▶ _TASK STATEMENT_:
Transcribe the listing below from its opening line up to and including the line that contains "import plotly.graph_objects as go"; reproduce nothing else.

:::

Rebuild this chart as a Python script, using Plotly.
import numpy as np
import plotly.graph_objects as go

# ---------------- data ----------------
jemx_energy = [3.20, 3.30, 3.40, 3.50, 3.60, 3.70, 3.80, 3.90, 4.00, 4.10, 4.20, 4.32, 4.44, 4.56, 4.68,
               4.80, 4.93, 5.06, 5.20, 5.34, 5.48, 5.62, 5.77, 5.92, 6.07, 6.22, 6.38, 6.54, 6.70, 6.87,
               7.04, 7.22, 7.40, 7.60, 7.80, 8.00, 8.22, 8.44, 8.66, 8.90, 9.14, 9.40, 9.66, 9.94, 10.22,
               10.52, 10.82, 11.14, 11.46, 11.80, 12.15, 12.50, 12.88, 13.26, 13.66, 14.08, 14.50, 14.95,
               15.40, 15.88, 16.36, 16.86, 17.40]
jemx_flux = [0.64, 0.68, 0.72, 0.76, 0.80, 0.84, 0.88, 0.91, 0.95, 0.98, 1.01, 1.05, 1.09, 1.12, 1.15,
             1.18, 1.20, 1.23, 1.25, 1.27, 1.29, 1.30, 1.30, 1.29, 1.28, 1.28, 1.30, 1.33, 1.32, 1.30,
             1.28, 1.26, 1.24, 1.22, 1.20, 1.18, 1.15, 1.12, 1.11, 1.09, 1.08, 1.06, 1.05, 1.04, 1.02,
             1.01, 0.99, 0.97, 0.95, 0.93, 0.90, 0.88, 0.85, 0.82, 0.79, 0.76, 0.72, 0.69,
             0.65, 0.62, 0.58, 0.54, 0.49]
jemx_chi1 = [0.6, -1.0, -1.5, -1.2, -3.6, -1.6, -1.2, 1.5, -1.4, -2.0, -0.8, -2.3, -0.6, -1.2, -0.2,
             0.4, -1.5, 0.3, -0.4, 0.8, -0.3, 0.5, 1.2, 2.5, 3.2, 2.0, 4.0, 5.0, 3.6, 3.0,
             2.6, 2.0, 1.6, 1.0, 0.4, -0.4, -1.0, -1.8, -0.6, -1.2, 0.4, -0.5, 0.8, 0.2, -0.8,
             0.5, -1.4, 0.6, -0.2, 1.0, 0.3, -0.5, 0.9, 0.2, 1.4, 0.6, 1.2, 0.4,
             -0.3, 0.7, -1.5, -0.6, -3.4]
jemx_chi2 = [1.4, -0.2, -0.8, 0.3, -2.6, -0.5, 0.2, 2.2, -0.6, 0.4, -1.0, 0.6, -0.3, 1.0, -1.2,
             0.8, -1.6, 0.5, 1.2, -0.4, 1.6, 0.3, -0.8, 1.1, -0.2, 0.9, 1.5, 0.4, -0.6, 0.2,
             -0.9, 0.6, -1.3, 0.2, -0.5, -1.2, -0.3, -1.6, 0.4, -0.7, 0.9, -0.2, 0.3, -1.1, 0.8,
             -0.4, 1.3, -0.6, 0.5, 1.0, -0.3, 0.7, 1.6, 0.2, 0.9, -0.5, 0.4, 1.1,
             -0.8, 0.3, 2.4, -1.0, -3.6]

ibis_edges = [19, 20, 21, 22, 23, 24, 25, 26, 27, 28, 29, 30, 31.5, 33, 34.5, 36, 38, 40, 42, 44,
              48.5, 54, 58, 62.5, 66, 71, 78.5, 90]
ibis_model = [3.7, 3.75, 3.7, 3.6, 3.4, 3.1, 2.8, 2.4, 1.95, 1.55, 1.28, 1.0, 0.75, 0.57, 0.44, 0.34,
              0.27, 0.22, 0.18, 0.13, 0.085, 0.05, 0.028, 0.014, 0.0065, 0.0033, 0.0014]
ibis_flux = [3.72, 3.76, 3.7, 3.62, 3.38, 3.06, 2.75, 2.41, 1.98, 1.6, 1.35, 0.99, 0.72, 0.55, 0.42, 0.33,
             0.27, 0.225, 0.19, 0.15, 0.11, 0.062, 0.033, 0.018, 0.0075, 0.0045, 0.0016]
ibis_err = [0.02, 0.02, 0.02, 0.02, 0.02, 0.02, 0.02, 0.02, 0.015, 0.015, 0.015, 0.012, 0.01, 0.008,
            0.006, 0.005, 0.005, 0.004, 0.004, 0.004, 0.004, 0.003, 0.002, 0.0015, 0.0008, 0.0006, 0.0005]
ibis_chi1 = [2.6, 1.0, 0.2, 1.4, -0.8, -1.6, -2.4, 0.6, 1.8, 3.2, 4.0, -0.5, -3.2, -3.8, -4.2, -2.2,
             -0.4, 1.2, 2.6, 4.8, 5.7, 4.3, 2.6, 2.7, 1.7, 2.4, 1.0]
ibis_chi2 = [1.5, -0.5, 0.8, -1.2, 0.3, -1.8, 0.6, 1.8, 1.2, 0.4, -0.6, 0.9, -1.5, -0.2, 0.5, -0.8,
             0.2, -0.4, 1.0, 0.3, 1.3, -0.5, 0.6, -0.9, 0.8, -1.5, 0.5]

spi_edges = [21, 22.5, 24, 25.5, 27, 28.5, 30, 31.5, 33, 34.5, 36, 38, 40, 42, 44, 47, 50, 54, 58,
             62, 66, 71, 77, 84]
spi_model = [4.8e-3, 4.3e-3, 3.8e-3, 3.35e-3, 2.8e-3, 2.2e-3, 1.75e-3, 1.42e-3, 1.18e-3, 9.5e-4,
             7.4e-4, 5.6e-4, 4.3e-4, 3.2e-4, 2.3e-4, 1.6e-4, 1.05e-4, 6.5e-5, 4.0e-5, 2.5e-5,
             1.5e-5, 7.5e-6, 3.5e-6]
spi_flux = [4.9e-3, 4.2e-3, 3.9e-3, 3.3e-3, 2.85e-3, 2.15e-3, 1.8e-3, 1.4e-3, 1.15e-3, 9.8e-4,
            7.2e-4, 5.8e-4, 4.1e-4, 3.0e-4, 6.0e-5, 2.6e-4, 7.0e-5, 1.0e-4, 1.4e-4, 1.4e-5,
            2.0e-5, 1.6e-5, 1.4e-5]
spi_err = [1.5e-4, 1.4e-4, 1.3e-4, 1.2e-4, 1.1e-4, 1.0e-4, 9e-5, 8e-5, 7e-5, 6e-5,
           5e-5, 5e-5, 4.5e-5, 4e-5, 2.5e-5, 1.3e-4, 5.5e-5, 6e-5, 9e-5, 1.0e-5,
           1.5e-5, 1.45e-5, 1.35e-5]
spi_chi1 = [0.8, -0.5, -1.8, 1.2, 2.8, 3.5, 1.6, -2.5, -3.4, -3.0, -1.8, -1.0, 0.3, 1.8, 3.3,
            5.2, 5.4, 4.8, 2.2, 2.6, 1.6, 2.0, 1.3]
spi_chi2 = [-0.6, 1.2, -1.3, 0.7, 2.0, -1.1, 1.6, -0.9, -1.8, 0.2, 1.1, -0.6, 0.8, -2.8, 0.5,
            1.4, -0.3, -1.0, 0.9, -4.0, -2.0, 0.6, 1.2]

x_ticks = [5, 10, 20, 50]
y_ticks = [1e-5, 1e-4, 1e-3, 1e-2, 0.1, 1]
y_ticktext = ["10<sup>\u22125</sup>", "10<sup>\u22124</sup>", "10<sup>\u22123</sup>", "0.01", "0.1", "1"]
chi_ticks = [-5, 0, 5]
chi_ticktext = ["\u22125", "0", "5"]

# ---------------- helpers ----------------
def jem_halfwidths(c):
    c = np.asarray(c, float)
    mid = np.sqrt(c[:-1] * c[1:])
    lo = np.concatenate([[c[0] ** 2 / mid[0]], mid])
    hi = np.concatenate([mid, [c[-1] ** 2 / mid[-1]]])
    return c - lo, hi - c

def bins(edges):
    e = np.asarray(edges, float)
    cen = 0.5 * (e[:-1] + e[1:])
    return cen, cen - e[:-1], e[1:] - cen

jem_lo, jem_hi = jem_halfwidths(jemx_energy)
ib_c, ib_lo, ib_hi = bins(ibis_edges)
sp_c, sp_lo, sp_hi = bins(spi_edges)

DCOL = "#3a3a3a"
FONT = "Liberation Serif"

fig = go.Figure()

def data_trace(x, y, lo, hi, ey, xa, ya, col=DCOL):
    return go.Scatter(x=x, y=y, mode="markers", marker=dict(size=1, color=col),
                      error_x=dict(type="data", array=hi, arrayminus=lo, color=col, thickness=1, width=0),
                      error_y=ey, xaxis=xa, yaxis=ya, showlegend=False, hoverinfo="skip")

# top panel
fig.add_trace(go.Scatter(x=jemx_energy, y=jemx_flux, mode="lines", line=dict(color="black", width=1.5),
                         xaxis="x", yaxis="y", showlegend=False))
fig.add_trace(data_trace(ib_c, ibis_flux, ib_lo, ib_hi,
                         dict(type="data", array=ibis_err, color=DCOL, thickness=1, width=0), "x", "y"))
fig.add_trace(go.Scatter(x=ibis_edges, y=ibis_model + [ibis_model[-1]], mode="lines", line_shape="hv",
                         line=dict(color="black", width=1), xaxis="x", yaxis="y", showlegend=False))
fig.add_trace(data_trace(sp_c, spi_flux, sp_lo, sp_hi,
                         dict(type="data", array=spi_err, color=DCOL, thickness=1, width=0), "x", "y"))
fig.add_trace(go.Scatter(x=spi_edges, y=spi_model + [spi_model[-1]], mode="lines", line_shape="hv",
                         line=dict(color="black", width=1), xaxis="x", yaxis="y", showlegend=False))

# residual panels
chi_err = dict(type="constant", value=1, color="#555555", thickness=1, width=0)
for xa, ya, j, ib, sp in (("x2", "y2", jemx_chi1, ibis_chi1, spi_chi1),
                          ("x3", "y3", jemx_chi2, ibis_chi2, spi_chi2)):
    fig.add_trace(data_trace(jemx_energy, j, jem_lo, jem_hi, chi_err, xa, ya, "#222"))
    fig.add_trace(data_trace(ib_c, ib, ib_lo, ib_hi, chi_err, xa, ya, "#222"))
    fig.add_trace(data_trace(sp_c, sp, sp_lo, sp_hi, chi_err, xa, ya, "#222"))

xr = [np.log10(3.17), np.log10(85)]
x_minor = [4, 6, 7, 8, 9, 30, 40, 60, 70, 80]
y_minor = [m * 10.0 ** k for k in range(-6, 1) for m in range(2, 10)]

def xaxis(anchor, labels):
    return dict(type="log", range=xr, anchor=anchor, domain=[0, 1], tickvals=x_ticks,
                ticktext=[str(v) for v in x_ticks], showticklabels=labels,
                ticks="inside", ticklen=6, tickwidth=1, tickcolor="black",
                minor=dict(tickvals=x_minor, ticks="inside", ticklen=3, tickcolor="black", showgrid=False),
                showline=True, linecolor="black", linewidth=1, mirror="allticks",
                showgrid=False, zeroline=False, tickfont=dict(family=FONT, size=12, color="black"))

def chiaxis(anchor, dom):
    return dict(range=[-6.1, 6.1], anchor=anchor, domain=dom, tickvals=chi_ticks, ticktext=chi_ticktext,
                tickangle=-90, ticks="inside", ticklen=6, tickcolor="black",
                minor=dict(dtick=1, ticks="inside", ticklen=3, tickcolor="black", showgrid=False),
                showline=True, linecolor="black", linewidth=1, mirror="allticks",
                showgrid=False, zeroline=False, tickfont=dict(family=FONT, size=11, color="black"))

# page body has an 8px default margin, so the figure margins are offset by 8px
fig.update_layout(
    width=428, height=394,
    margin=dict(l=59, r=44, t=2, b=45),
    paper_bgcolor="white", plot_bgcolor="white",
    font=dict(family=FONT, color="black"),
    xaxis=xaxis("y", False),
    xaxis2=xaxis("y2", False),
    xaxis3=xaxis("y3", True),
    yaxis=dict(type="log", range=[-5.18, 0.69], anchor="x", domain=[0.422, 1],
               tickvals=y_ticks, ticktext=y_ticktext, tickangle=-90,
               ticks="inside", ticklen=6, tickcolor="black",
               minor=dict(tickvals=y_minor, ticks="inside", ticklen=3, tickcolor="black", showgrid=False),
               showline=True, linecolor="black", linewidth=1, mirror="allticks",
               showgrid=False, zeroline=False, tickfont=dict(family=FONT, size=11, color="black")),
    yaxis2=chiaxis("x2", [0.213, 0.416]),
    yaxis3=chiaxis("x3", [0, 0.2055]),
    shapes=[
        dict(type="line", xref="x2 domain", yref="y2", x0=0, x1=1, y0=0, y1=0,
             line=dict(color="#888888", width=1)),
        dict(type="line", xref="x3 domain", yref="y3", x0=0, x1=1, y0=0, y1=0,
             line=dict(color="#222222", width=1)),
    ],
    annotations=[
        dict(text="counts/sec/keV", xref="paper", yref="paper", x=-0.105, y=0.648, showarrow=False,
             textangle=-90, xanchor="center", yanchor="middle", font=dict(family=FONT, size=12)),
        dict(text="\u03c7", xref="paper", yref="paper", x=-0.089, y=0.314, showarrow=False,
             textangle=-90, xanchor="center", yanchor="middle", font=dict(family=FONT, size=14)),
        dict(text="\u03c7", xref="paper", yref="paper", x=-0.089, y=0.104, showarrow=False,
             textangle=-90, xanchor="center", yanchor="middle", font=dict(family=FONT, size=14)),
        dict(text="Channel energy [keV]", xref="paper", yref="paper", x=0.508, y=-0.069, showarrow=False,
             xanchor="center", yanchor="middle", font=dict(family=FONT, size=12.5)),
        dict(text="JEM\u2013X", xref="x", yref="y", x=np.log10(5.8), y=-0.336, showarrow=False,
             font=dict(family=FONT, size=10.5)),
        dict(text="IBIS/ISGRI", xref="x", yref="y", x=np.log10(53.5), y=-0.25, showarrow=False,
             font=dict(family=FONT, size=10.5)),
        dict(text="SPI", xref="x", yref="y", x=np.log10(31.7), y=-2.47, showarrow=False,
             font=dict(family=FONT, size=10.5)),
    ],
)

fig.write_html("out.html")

:::

▶ _RESULT OF THE EXERCISE_:
Rebuild this chart as a Python script, using Plotly.
import numpy as np
import plotly.graph_objects as go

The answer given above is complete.